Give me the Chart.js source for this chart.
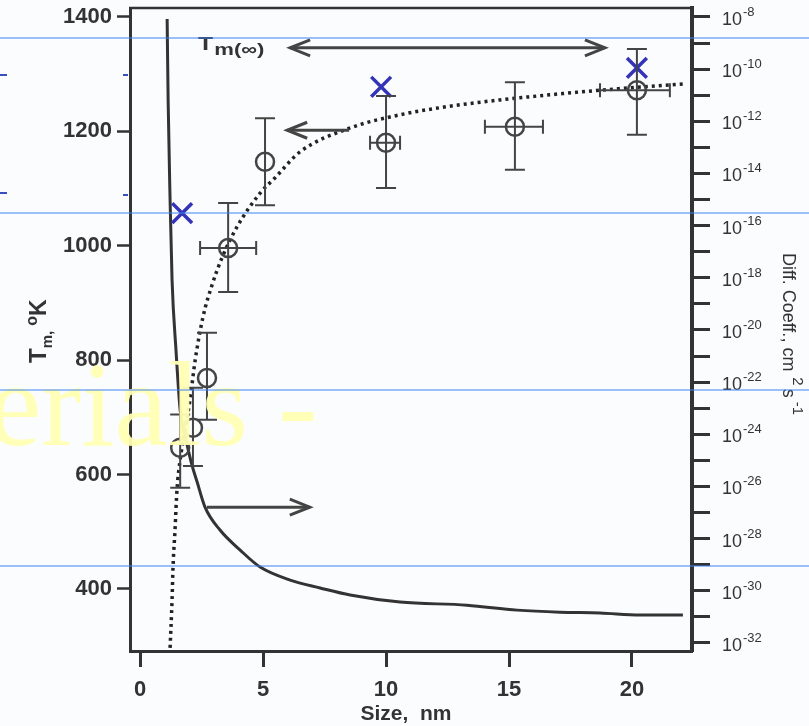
<!DOCTYPE html>
<html>
<head>
<meta charset="utf-8">
<script src="https://cdn.jsdelivr.net/npm/chart.js@4.4.1/dist/chart.umd.min.js"></script>
<style>
  html, body { margin: 0; padding: 0; background: #fbfcfd; }
  #wrap { width: 809px; height: 726px; }
</style>
</head>
<body>
<div id="wrap"><canvas id="chart" width="809" height="726"></canvas></div>
<script>
// ============ DATA ============

// solid curve: diffusion coefficient (log10, cm^2/s) vs size, right axis
const diffSize = [1.10, 1.14, 1.22, 1.30, 1.46, 1.63, 1.87, 2.11, 2.32, 2.64, 3.25, 4.07, 4.88, 6.10, 7.32, 8.54, 10.57, 13.29, 15.33, 17.07, 18.70, 20.33, 22.07];
const diffLog = [-8.08, -11.18, -15.02, -18.08, -20.77, -23.07, -24.22, -25.18, -25.83, -26.79, -27.67, -28.44, -29.09, -29.59, -29.89, -30.16, -30.43, -30.55, -30.74, -30.82, -30.85, -30.93, -30.93];

// dotted curve: melting temperature vs size, left axis
const tmSize = [1.22, 1.30, 1.34, 1.42, 1.50, 1.63, 1.83, 2.03, 2.24, 2.56, 2.93, 3.33, 3.94, 4.88, 5.49, 6.50, 8.54, 10.57, 12.60, 14.63, 16.67, 18.70, 22.07];
const tmCurve = [297, 381, 439, 503, 573, 626, 678, 731, 800, 876, 932, 979, 1033, 1092, 1119, 1164, 1206, 1229, 1244, 1255, 1264, 1272, 1283];

// measured points with error bars
const ptSize = [1.63, 2.15, 2.72, 3.58, 5.08, 10.0, 15.24, 20.2];
const ptTm = [647, 682, 769, 996, 1147, 1180, 1208, 1272];
const ptTmLow = [577, 615, 696, 919, 1071, 1101, 1133, 1194];
const ptTmHigh = [705, 752, 848, 1075, 1223, 1262, 1286, 1344];
const ptSizeLow = [null, null, null, 2.44, null, 9.35, 14.02, 18.7];
const ptSizeHigh = [null, null, null, 4.72, null, 10.57, 16.38, 21.54];

// blue hand-drawn crosses
const markSize = [1.71, 9.8, 20.2];
const markTm = [1057, 1278, 1311];

// axes
const xTicks = [0, 5, 10, 15, 20];
const tmTicks = [400, 600, 800, 1000, 1200, 1400];
const diffExps = [-8, -9, -10, -11, -12, -13, -14, -15, -16, -17, -18, -19, -20, -21, -22, -23, -24, -25, -26, -27, -28, -29, -30, -31, -32];

const INK = "#333";
const BLUE_X = "#3434b8";
const SANS = "'Liberation Sans', Arial, sans-serif";

// ============ HELPERS ============

function arrowHead(ctx, x, y, dir) {
    ctx.beginPath();
    ctx.moveTo(x - dir * 20, y - 8);
    ctx.lineTo(x, y);
    ctx.lineTo(x - dir * 20, y + 8);
    ctx.stroke();
}

function hArrow(ctx, x1, x2, y, heads) {
    ctx.beginPath();
    ctx.moveTo(x1, y);
    ctx.lineTo(x2, y);
    ctx.stroke();
    if (heads.left) arrowHead(ctx, x1, y, -1);
    if (heads.right) arrowHead(ctx, x2, y, 1);
}

function noPad(s) {
    s.paddingTop = 0;
    s.paddingBottom = 0;
    s.paddingLeft = 0;
    s.paddingRight = 0;
}

// ============ PLUGINS ============

const errorBars = {
    id: "errorBars",
    afterDatasetsDraw(chart) {
        const { ctx, scales: { x, y } } = chart;
        ctx.save();
        ctx.strokeStyle = "#444";
        ctx.lineWidth = 2;
        ptSize.forEach((s, i) => {
            const px = x.getPixelForValue(s);
            const py = y.getPixelForValue(ptTm[i]);
            const lo = y.getPixelForValue(ptTmLow[i]);
            const hi = y.getPixelForValue(ptTmHigh[i]);
            ctx.beginPath();
            ctx.moveTo(px, lo); ctx.lineTo(px, hi);
            ctx.moveTo(px - 10, lo); ctx.lineTo(px + 10, lo);
            ctx.moveTo(px - 10, hi); ctx.lineTo(px + 10, hi);
            if (ptSizeLow[i] !== null) {
                const l = x.getPixelForValue(ptSizeLow[i]);
                const r = x.getPixelForValue(ptSizeHigh[i]);
                ctx.moveTo(l, py); ctx.lineTo(r, py);
                ctx.moveTo(l, py - 7); ctx.lineTo(l, py + 7);
                ctx.moveTo(r, py - 7); ctx.lineTo(r, py + 7);
            }
            ctx.stroke();
        });
        ctx.restore();
    }
};

const decorations = {
    id: "decorations",
    afterDraw(chart) {
        const { ctx, chartArea, scales: { x, y, yR } } = chart;
        ctx.save();

        // top frame
        ctx.strokeStyle = INK;
        ctx.lineWidth = 2.5;
        ctx.beginPath();
        ctx.moveTo(chartArea.left - 1, chartArea.top);
        ctx.lineTo(chartArea.right + 2, chartArea.top);
        ctx.stroke();

        // right axis labels: 10 with exponent
        ctx.fillStyle = INK;
        ctx.textAlign = "left";
        ctx.textBaseline = "alphabetic";
        diffExps.filter(e => e % 2 === 0).forEach(e => {
            const py = yR.getPixelForValue(e);
            ctx.font = "18px " + SANS;
            ctx.fillText("10", 722, py + 8);
            const w = ctx.measureText("10").width;
            ctx.font = "13px " + SANS;
            ctx.fillText(String(e), 722 + w + 1, py - 1);
        });

        // arrows
        ctx.strokeStyle = "#444";
        ctx.lineWidth = 3;
        hArrow(ctx, x.getPixelForValue(6.1), x.getPixelForValue(18.9), y.getPixelForValue(1346), { left: true, right: true });
        hArrow(ctx, x.getPixelForValue(5.98), x.getPixelForValue(8.5), y.getPixelForValue(1202), { left: true });
        hArrow(ctx, x.getPixelForValue(2.72), x.getPixelForValue(6.9), y.getPixelForValue(543), { right: true });

        // Tm(inf) label, stretched like the scan
        ctx.save();
        ctx.translate(x.getPixelForValue(2.35), y.getPixelForValue(1346));
        ctx.scale(1.3, 1);
        ctx.font = "bold 19px " + SANS;
        ctx.fillText("T", 0, 2);
        const tw = ctx.measureText("T").width + 1;
        ctx.font = "bold 17px " + SANS;
        ctx.fillText("m(\u221E)", tw, 7);
        ctx.restore();

        // x title
        ctx.font = "bold 21px " + SANS;
        ctx.textAlign = "center";
        ctx.fillText("Size,  nm", 406, 720);

        // left title (rotated, reads upward)
        ctx.save();
        ctx.translate(46, 363);
        ctx.rotate(-Math.PI / 2);
        ctx.textAlign = "left";
        let lx = 0;
        ctx.font = "bold 24px " + SANS;
        ctx.fillText("T", lx, 0);
        lx += ctx.measureText("T").width;
        ctx.font = "bold 15px " + SANS;
        ctx.fillText("m,", lx, 6);
        lx += ctx.measureText("m, ").width + 1;
        ctx.font = "bold 16px " + SANS;
        ctx.fillText("o", lx, -9);
        lx += ctx.measureText("o").width;
        ctx.font = "bold 23px " + SANS;
        ctx.fillText("K", lx, 0);
        ctx.restore();

        // right title (rotated, reads downward)
        ctx.save();
        ctx.translate(783, 253);
        ctx.rotate(Math.PI / 2);
        ctx.textAlign = "left";
        let rx = 0;
        ctx.font = "18px " + SANS;
        ctx.fillText("Diff. Coeff., cm", rx, 0);
        rx += ctx.measureText("Diff. Coeff., cm").width + 6;
        ctx.font = "15px " + SANS;
        ctx.fillText("2", rx, -10);
        rx += ctx.measureText("2").width + 3;
        ctx.font = "18px " + SANS;
        ctx.fillText("s", rx, 0);
        rx += ctx.measureText("s").width + 4;
        ctx.font = "15px " + SANS;
        ctx.fillText("-1", rx, -10);
        ctx.restore();

        // watermark
        ctx.font = "120px 'Liberation Serif', 'Times New Roman', serif";
        ctx.fillStyle = "rgba(255, 255, 180, 0.95)";
        ctx.textAlign = "left";
        ctx.fillText("erials -", -12, 445);

        // scan lines
        ctx.strokeStyle = "#3d82f5";
        ctx.lineWidth = 1.2;
        [38, 213, 390, 566].forEach(ly => {
            ctx.beginPath();
            ctx.moveTo(0, ly);
            ctx.lineTo(809, ly);
            ctx.stroke();
        });
        // small blue marks at the left edge / axis
        ctx.strokeStyle = "#3a4ec0";
        ctx.lineWidth = 2;
        [[0, 75, 7, 75], [0, 193, 7, 193], [123, 75, 128, 75], [123, 195, 128, 195]].forEach(m => {
            ctx.beginPath();
            ctx.moveTo(m[0], m[1]);
            ctx.lineTo(m[2], m[3]);
            ctx.stroke();
        });
        ctx.restore();
    }
};

// ============ CHART ============

const tickFont = { family: SANS, weight: "bold", size: 22 };

new Chart(document.getElementById("chart").getContext("2d"), {
    data: {
        datasets: [
            {
                type: "scatter",
                label: "crosses",
                data: markSize.map((s, i) => ({ x: s, y: markTm[i] })),
                yAxisID: "y",
                pointStyle: "crossRot",
                pointRadius: 14,
                borderColor: BLUE_X,
                borderWidth: 3.5,
            },
            {
                type: "scatter",
                label: "points",
                data: ptSize.map((s, i) => ({ x: s, y: ptTm[i] })),
                yAxisID: "y",
                pointStyle: "circle",
                pointRadius: 9,
                backgroundColor: "rgba(0,0,0,0)",
                borderColor: "#444",
                borderWidth: 2.5,
            },
            {
                type: "line",
                label: "Tm",
                data: tmSize.map((s, i) => ({ x: s, y: tmCurve[i] })),
                yAxisID: "y",
                borderColor: "#222",
                borderWidth: 3.5,
                borderDash: [3, 4],
                pointRadius: 0,
                cubicInterpolationMode: "monotone",
                fill: false,
            },
            {
                type: "line",
                label: "Diff",
                data: diffSize.map((s, i) => ({ x: s, y: diffLog[i] })),
                yAxisID: "yR",
                borderColor: "#333",
                borderWidth: 3,
                pointRadius: 0,
                cubicInterpolationMode: "monotone",
                fill: false,
            },
        ]
    },
    options: {
        responsive: false,
        animation: false,
        layout: { padding: { top: 8 }, autoPadding: false },
        plugins: { legend: { display: false }, tooltip: { enabled: false } },
        scales: {
            x: {
                type: "linear",
                position: "bottom",
                min: -0.41,
                max: 22.44,
                afterBuildTicks: s => { s.ticks = xTicks.map(v => ({ value: v })); },
                afterFit: s => { s.height = 75; noPad(s); },
                ticks: { color: INK, font: tickFont, padding: 10, maxRotation: 0 },
                grid: { drawOnChartArea: false, tickLength: 16, tickWidth: 3, tickColor: INK },
                border: { display: true, width: 3, color: INK },
            },
            y: {
                type: "linear",
                position: "left",
                min: 291.6,
                max: 1415.7,
                afterBuildTicks: s => { s.ticks = tmTicks.map(v => ({ value: v })); },
                afterFit: s => { s.width = 130; noPad(s); },
                ticks: { color: INK, font: tickFont, padding: 5, callback: v => String(v) },
                grid: { drawOnChartArea: false, tickLength: 13, tickWidth: 2.5, tickColor: INK },
                border: { display: true, width: 3, color: INK },
            },
            yR: {
                type: "linear",
                position: "right",
                min: -32.307,
                max: -7.655,
                afterBuildTicks: s => { s.ticks = diffExps.map(v => ({ value: v })); },
                afterFit: s => { s.width = 117; noPad(s); },
                ticks: { display: false },
                grid: { drawOnChartArea: false, tickLength: 18, tickWidth: 3, tickColor: INK },
                border: { display: true, width: 4, color: INK },
            },
        }
    },
    plugins: [errorBars, decorations]
});
</script>
</body>
</html>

▶ Work required:
Print, exactly as written, the lines above from the first one to the one containing "1264, 1272, 1283];". Leave out pictures.

▶ Task result:
Give me the Chart.js source for this chart.
<!DOCTYPE html>
<html>
<head>
<meta charset="utf-8">
<script src="https://cdn.jsdelivr.net/npm/chart.js@4.4.1/dist/chart.umd.min.js"></script>
<style>
  html, body { margin: 0; padding: 0; background: #fbfcfd; }
  #wrap { width: 809px; height: 726px; }
</style>
</head>
<body>
<div id="wrap"><canvas id="chart" width="809" height="726"></canvas></div>
<script>
// ============ DATA ============

// solid curve: diffusion coefficient (log10, cm^2/s) vs size, right axis
const diffSize = [1.10, 1.14, 1.22, 1.30, 1.46, 1.63, 1.87, 2.11, 2.32, 2.64, 3.25, 4.07, 4.88, 6.10, 7.32, 8.54, 10.57, 13.29, 15.33, 17.07, 18.70, 20.33, 22.07];
const diffLog = [-8.08, -11.18, -15.02, -18.08, -20.77, -23.07, -24.22, -25.18, -25.83, -26.79, -27.67, -28.44, -29.09, -29.59, -29.89, -30.16, -30.43, -30.55, -30.74, -30.82, -30.85, -30.93, -30.93];

// dotted curve: melting temperature vs size, left axis
const tmSize = [1.22, 1.30, 1.34, 1.42, 1.50, 1.63, 1.83, 2.03, 2.24, 2.56, 2.93, 3.33, 3.94, 4.88, 5.49, 6.50, 8.54, 10.57, 12.60, 14.63, 16.67, 18.70, 22.07];
const tmCurve = [297, 381, 439, 503, 573, 626, 678, 731, 800, 876, 932, 979, 1033, 1092, 1119, 1164, 1206, 1229, 1244, 1255, 1264, 1272, 1283];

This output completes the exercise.